Last week, we talked about how to have an exceptional marriage. Today, I want to share with you how we connect on a much deeper level. Weekly date nights are a big part of it. I want you to have that too. Even if you have eight children, I want you to make your marriage a priority and schedule a weekly date night.
When I’m speaking, I ask the question, “Who wants an exceptional marriage?” Almost every hand goes up. But then I ask them to keep their hands up and I ask them this very important question, “How many of you have a weekly non-negotiable date night?”
Almost every hand goes down. Then I tell them the hard truth. “Your chances of having an exceptional marriage are very small if you aren’t prioritizing your marriage.” John Gottman of the Gottman Institute has done extensive work on divorce prediction and marriage stability, “The plain and simple truth is — date nights make relationships.”
Date nights are simply a special date once a week that you make a priority. Sitting together watching a Netflix show doesn’t count! Look, I get it…you haven’t been on a date for years and now you are super busy with kids, sporting events, and a million other kid related activities.

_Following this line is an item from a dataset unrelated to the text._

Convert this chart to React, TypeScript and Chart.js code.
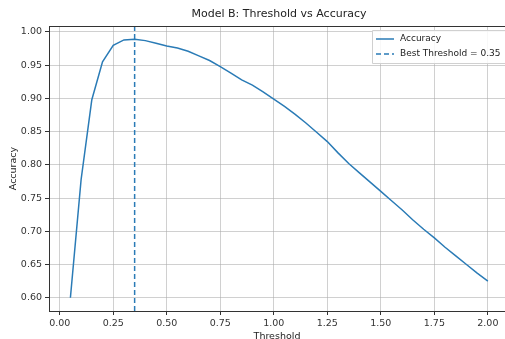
import React, { useEffect, useRef } from "react";
import { Chart, registerables } from "chart.js";

Chart.register(...registerables);

const thresholds = [
  0.05, 0.1, 0.15, 0.2, 0.25, 0.3, 0.35, 0.4, 0.45, 0.5,
  0.55, 0.6, 0.65, 0.7, 0.75, 0.8, 0.85, 0.9, 0.95, 1.0,
  1.05, 1.1, 1.15, 1.2, 1.25, 1.3, 1.35, 1.4, 1.45, 1.5,
  1.55, 1.6, 1.65, 1.7, 1.75, 1.8, 1.85, 1.9, 1.95, 2.0,
];
const accuracy = [
  0.6, 0.778, 0.898, 0.955, 0.98, 0.988, 0.989, 0.987, 0.983, 0.979,
  0.976, 0.971, 0.964, 0.957, 0.948, 0.938, 0.928, 0.92, 0.91, 0.899,
  0.888, 0.876, 0.863, 0.849, 0.835, 0.818, 0.802, 0.788, 0.774, 0.76,
  0.746, 0.732, 0.717, 0.703, 0.69, 0.676, 0.663, 0.65, 0.637, 0.625,
];
const bestThreshold = 0.35;
const xTicks = [0, 0.25, 0.5, 0.75, 1.0, 1.25, 1.5, 1.75, 2.0];
const yTicks = [0.6, 0.65, 0.7, 0.75, 0.8, 0.85, 0.9, 0.95, 1.0];
const legendLabels = ["Accuracy", "Best Threshold = 0.35"];
const titleText = "Model B: Threshold vs Accuracy";

const X_MIN = -0.05;
const X_MAX = 2.08;
const Y_MIN = 0.58;
const Y_MAX = 1.009;
const LINE = "#2a7bb6";
const FONT = "'DejaVu Sans', sans-serif";

const framePlugin = {
  id: "frameAndLegend",
  afterDraw(chart: any) {
    const { ctx, chartArea } = chart;
    const { left, top, right } = chartArea;
    ctx.save();
    // title (centred over the full, uncropped axes)
    ctx.fillStyle = "#222";
    ctx.font = `11px ${FONT}`;
    ctx.textAlign = "center";
    ctx.textBaseline = "middle";
    ctx.fillText(titleText, left + 230, 14);
    // top spine
    ctx.strokeStyle = "#333";
    ctx.lineWidth = 1;
    ctx.beginPath();
    ctx.moveTo(left, top + 0.5);
    ctx.lineTo(right, top + 0.5);
    ctx.stroke();
    // legend
    const bx = right - 133;
    const by = top + 4;
    const bw = 134;
    const bh = 33;
    ctx.fillStyle = "rgba(255,255,255,0.85)";
    ctx.strokeStyle = "#d0d0d0";
    ctx.beginPath();
    ctx.rect(bx + 0.5, by + 0.5, bw, bh);
    ctx.fill();
    ctx.stroke();
    ctx.strokeStyle = LINE;
    ctx.lineWidth = 1.5;
    const rows = [by + 9, by + 24];
    rows.forEach((ry, i) => {
      ctx.setLineDash(i === 1 ? [5, 3] : []);
      ctx.beginPath();
      ctx.moveTo(bx + 4, ry);
      ctx.lineTo(bx + 22, ry);
      ctx.stroke();
    });
    ctx.setLineDash([]);
    ctx.fillStyle = "#222";
    ctx.font = `9px ${FONT}`;
    ctx.textBaseline = "middle";
    ctx.textAlign = "left";
    rows.forEach((ry, i) => ctx.fillText(legendLabels[i], bx + 28, ry));
    ctx.restore();
  },
};

export default function App() {
  const ref = useRef<HTMLCanvasElement>(null);
  useEffect(() => {
    document.body.style.margin = "0";
    const canvas = ref.current!;
    const chart = new Chart(canvas, {
      type: "line",
      data: {
        datasets: [
          {
            label: legendLabels[0],
            data: thresholds.map((t, i) => ({ x: t, y: accuracy[i] })),
            borderColor: LINE,
            borderWidth: 1.5,
            pointRadius: 0,
            tension: 0,
          },
          {
            label: legendLabels[1],
            data: [
              { x: bestThreshold, y: Y_MIN },
              { x: bestThreshold, y: Y_MAX },
            ],
            borderColor: LINE,
            borderWidth: 1.5,
            borderDash: [5, 3],
            pointRadius: 0,
          },
        ],
      },
      options: {
        animation: false,
        responsive: false,
        devicePixelRatio: 1,
        layout: { padding: { left: 0, right: 0, top: 26, bottom: 0 } },
        plugins: {
          legend: { display: false },
          tooltip: { enabled: false },
          title: { display: false },
        },
        scales: {
          x: {
            type: "linear",
            min: X_MIN,
            max: X_MAX,
            afterBuildTicks: (s: any) => {
              s.ticks = xTicks.map((v) => ({ value: v }));
            },
            afterFit: (s: any) => {
              s.height = 28;
            },
            ticks: {
              color: "#333",
              font: { family: FONT, size: 9.5 },
              padding: 3,
              maxRotation: 0,
              autoSkip: false,
              callback: (v: any) => Number(v).toFixed(2),
            },
            grid: { color: "rgba(170,170,170,0.55)", tickColor: "#333", tickLength: 4 },
            border: { color: "#333" },
            title: {
              display: true,
              text: "Threshold",
              color: "#222",
              font: { family: FONT, size: 9.5 },
              padding: { top: 0, bottom: -3 },
            },
          },
          y: {
            type: "linear",
            min: Y_MIN,
            max: Y_MAX,
            afterBuildTicks: (s: any) => {
              s.ticks = yTicks.map((v) => ({ value: v }));
            },
            afterFit: (s: any) => {
              s.width = 49;
            },
            ticks: {
              color: "#333",
              font: { family: FONT, size: 9.5 },
              padding: 3,
              autoSkip: false,
              callback: (v: any) => Number(v).toFixed(2),
            },
            grid: { color: "rgba(170,170,170,0.55)", tickColor: "#333", tickLength: 4 },
            border: { color: "#333" },
            title: {
              display: true,
              text: "Accuracy",
              color: "#222",
              font: { family: FONT, size: 9.5 },
              padding: { top: 8, bottom: 0 },
            },
          },
        },
      },
      plugins: [framePlugin],
    } as any);
    return () => chart.destroy();
  }, []);
  return <canvas ref={ref} width={505} height={339} style={{ display: "block" }} />;
}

But you can’t wait for date nights to happen after the loads of laundry are finished, you’ve paid the bills, reconciled the accounts, and all other “duties” are done to make this happen. Date nights are planned and prioritized.
A date night is a pre-planned time where the two of you leave your home and work life and spend a set amount of time focusing on each other. It’s where you really talk to each other and get curious even after 20-30-40 years together.

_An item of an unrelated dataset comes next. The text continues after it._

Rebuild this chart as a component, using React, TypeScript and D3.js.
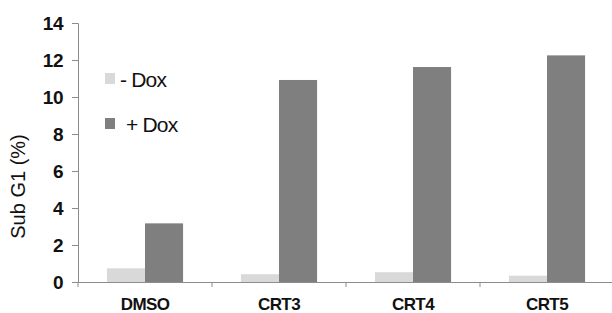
import React, { useEffect, useRef } from "react";
import * as d3 from "d3";

const categories = ["DMSO", "CRT3", "CRT4", "CRT5"];
const series = ["- Dox", "+ Dox"];
const minusDox = [0.74, 0.42, 0.53, 0.34];
const plusDox = [3.17, 10.92, 11.62, 12.25];
const yTicks = [0, 2, 4, 6, 8, 10, 12, 14];
const colors = ["#d9d9d9", "#7f7f7f"];

function App() {
  const svgRef = useRef(null);
  const [width, height] = [612, 313];
  const margin = { top: 23, right: -2, bottom: 31, left: 78 };

  useEffect(() => {
    document.body.style.margin = "0";
    const svg = d3.select(svgRef.current);
    svg.selectAll("*").remove();

    const font = "'Liberation Sans', Arial, sans-serif";
    const axisColor = "#8c8c8c";

    const x0 = d3
      .scaleBand()
      .domain(categories)
      .range([margin.left, width - margin.right])
      .padding(0);

    const x1 = d3
      .scaleBand()
      .domain(series)
      .range([0, x0.bandwidth()])
      .paddingInner(0)
      .paddingOuter(0.76);

    const y = d3
      .scaleLinear()
      .domain([0, 14])
      .range([height - margin.bottom, margin.top]);

    const values = [minusDox, plusDox];

    // bars
    series.forEach((s, si) => {
      svg
        .append("g")
        .selectAll("rect")
        .data(categories)
        .join("rect")
        .attr("x", (c) => x0(c) + x1(s))
        .attr("y", (c, i) => y(values[si][i]))
        .attr("width", x1.bandwidth())
        .attr("height", (c, i) => y(0) - y(values[si][i]))
        .attr("fill", colors[si]);
    });

    // y axis
    const yAxis = svg
      .append("g")
      .attr("transform", `translate(${margin.left},0)`)
      .call(d3.axisLeft(y).tickValues(yTicks).tickSize(6).tickPadding(9));
    yAxis.select(".domain").attr("stroke", axisColor);
    yAxis.selectAll(".tick line").attr("stroke", axisColor);
    yAxis
      .selectAll(".tick text")
      .attr("font-family", font)
      .attr("font-size", 19)
      .attr("font-weight", "bold")
      .attr("letter-spacing", -0.5)
      .attr("fill", "#111");

    // x axis
    const xAxis = svg
      .append("g")
      .attr("transform", `translate(0,${y(0)})`)
      .call(d3.axisBottom(x0).tickSize(0).tickPadding(16));
    xAxis.select(".domain").attr("stroke", axisColor);
    xAxis
      .selectAll(".tick text")
      .attr("font-family", font)
      .attr("font-size", 17)
      .attr("font-weight", "bold")
      .attr("letter-spacing", -0.6)
      .attr("fill", "#111");

    // category boundary ticks
    svg
      .append("g")
      .selectAll("line")
      .data(categories)
      .join("line")
      .attr("x1", (c) => x0(c))
      .attr("x2", (c) => x0(c))
      .attr("y1", y(0))
      .attr("y2", y(0) + 5)
      .attr("stroke", axisColor);

    // y label
    svg
      .append("text")
      .attr("transform", `translate(25,${(y(0) + y(14)) / 2 + 34}) rotate(-90)`)
      .attr("text-anchor", "middle")
      .attr("font-family", font)
      .attr("font-size", 20)
      .attr("fill", "#111")
      .text("Sub G1 (%)");

    // legend
    const legend = svg.append("g").attr("transform", "translate(105,73)");
    series.forEach((s, i) => {
      const g = legend.append("g").attr("transform", `translate(0,${i * 45})`);
      g.append("rect")
        .attr("width", 10)
        .attr("height", 11)
        .attr("fill", colors[i]);
      g.append("text")
        .attr("x", i === 0 ? 15 : 21)
        .attr("y", 14)
        .attr("font-family", font)
        .attr("font-size", 21)
        .attr("letter-spacing", -0.8)
        .attr("fill", "#111")
        .text(i === 0 ? "- Dox" : "+ Dox");
    });
  }, []);

  return <svg ref={svgRef} width={width} height={height}></svg>;
}

export default App;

Scott and I are great at date nights, but we had been counting watching Peak Blinders on Netflix as a date night. We also used to ALWAYS talk about our kids and work during date nights. When you’ve been married to someone for almost 20 years you forget how to talk about anything else.
I have two books that have been helping us evolve our conversations. The first is called “Eight Dates” by John Gottman. It talks about eight dates and gives you prompts around specific topics such as Trust and Committment, Addressing Conflict, Sex and Intimacy, etc.
And then Maggie Reyes, who I mentioned in last week’s Joy Drop recently released “Questions for Couple Journal”, which has fun questions you can ask your partner. On Friday nights Scott and I sit out on our deck with a glass of wine and ask each other the questions. We talk about our innermost hopes, dreams, frustrations, and fears.